Revivescendo as memórias contidas na húmida e escura arrecadação do Daedalus aferi com espanto que o Francisco de então, ingénuo e pretensioso [entre muitas outras especificidades], não é mais, não subsiste agora neste corpo que carrega aquele nome. Eu já não sou aquele Francisco, embora o Bilhete de Identidade continue a ser o n.º11009825, emitido em Coimbra por um funcionário que se está nas tintas para qualquer um dos dois.

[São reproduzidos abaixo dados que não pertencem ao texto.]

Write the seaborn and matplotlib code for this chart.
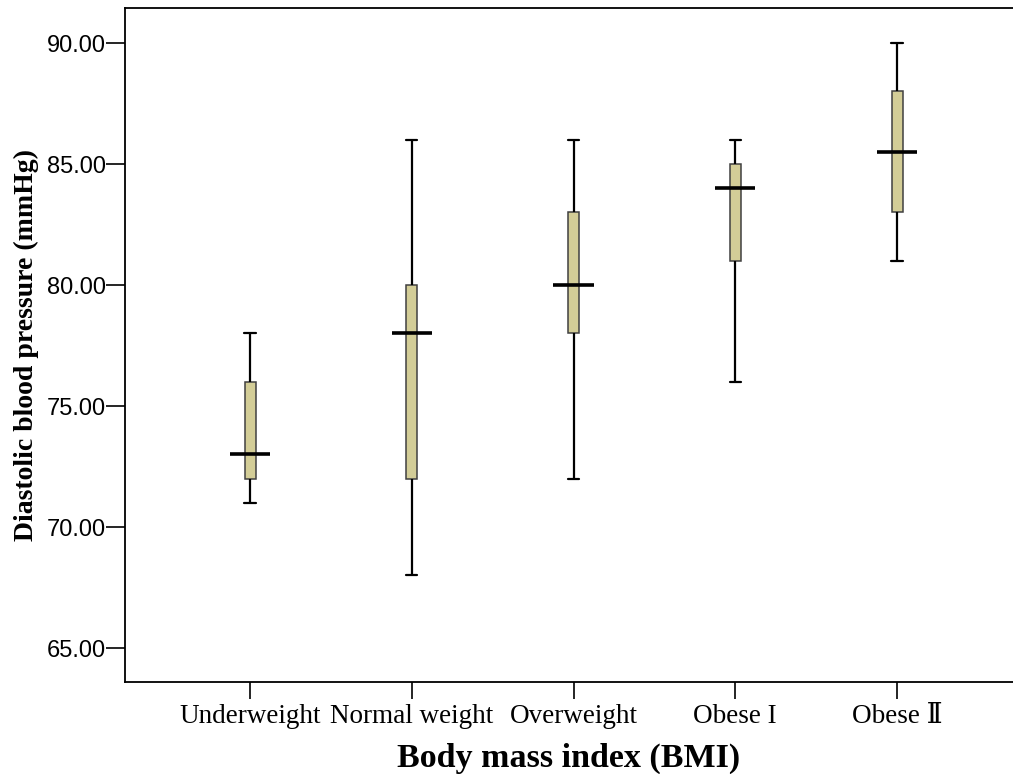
import numpy as np
import pandas as pd
import matplotlib
matplotlib.use("Agg")
import matplotlib.pyplot as plt
import seaborn as sns

# 数据 (从图中读取: 最小值, Q1, 中位数, Q3, 最大值)
categories = ["Underweight", "Normal weight", "Overweight", "Obese I", "Obese \u2161"]
dbp_min = [71, 68, 72, 76, 81]
dbp_q1 = [72, 72, 78, 81, 83]
dbp_median = [73, 78, 80, 84, 85.5]
dbp_q3 = [76, 80, 83, 85, 88]
dbp_max = [78, 86, 86, 86, 90]
y_ticks = [65, 70, 75, 80, 85, 90]

BOX_COLOR = "#d3cd97"


def build_frame():
    # 每组 5 个值, 四分位数与图中一致
    rows = []
    for i, cat in enumerate(categories):
        for v in (dbp_min[i], dbp_q1[i], dbp_median[i], dbp_q3[i], dbp_max[i]):
            rows.append({"bmi": cat, "dbp": v})
    return pd.DataFrame(rows)


def main():
    sns.set_theme(style="ticks")
    plt.rcParams["font.family"] = ["Liberation Serif", "DejaVu Serif"]
    plt.rcParams["text.color"] = "black"
    plt.rcParams["axes.labelcolor"] = "black"
    plt.rcParams["xtick.color"] = "black"
    plt.rcParams["ytick.color"] = "black"

    df = build_frame()

    fig = plt.figure(figsize=(10.13, 7.74), dpi=100)
    ax = fig.add_axes([0.1234, 0.1189, 0.8766, 0.8708])

    sns.boxplot(
        data=df, x="bmi", y="dbp", order=categories,
        width=0.068, whis=np.inf, color=BOX_COLOR, saturation=1,
        linecolor="black", linewidth=1.6,
        boxprops={"edgecolor": "#404040", "linewidth": 1.1},
        medianprops={"visible": False},
        capwidths=0.07,
        ax=ax,
    )

    # 中位数线比箱体更宽
    med = df.groupby("bmi")["dbp"].median().reindex(categories)
    ax.hlines(med.values, np.arange(len(categories)) - 0.124,
              np.arange(len(categories)) + 0.124,
              colors="black", linewidth=2.6, zorder=5)

    ax.set_xlim(-0.773, 4.717)
    ax.set_ylim(63.6, 91.45)
    ax.set_yticks(y_ticks)
    ax.set_yticklabels([f"{v:.2f}" for v in y_ticks],
                       family=["Liberation Sans", "DejaVu Sans"], fontsize=17)
    ax.tick_params(axis="y", length=13.5, width=1.2, pad=0, colors="black")
    ax.tick_params(axis="x", length=12, width=1.2, pad=4, labelsize=19.5, colors="black")

    ax.set_xlabel("Body mass index (BMI)", fontsize=24.5, fontweight="bold",
                  labelpad=10, color="black")
    ax.set_ylabel("Diastolic blood pressure (mmHg)", fontsize=20, fontweight="bold",
                  labelpad=6, color="black")

    for side in ["left", "bottom", "top"]:
        ax.spines[side].set_visible(True)
        ax.spines[side].set_linewidth(1.3)
        ax.spines[side].set_color("black")
    ax.spines["right"].set_visible(False)

    fig.savefig("out.png", dpi=100)


if __name__ == "__main__":
    main()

Fico feliz por saber que eu não sou aquele outro. Esta epifania serve, se não para outra coisa, para me livrar do medo de que, um dia, depois de morrer, reencarnarei num rato ou num holandês (detesto ratos, embora adore o Maus do Spiegelman, e não sei falar neerlandês). Digam-me, o que aconteceria se eu morresse e a minha Essência se transferisse em massa para a alma de um Rattus norvegicus (ratazana preta)? A ratazana com a sua pequena consciência do self diria: eu Francisco? Quem sou eu para lhe roubar o direito de se pensar como eu ratazana? A ratazana, que o é certamente, deixaria de o ser se se percebesse como eu Francisco e…
…Deixariam de existir ratazanas. [A Peste Negra é um mito para assustar as criancinhas. O Holocausto nunca aconteceu. Deixem lá, este Francisco hoje está parvo].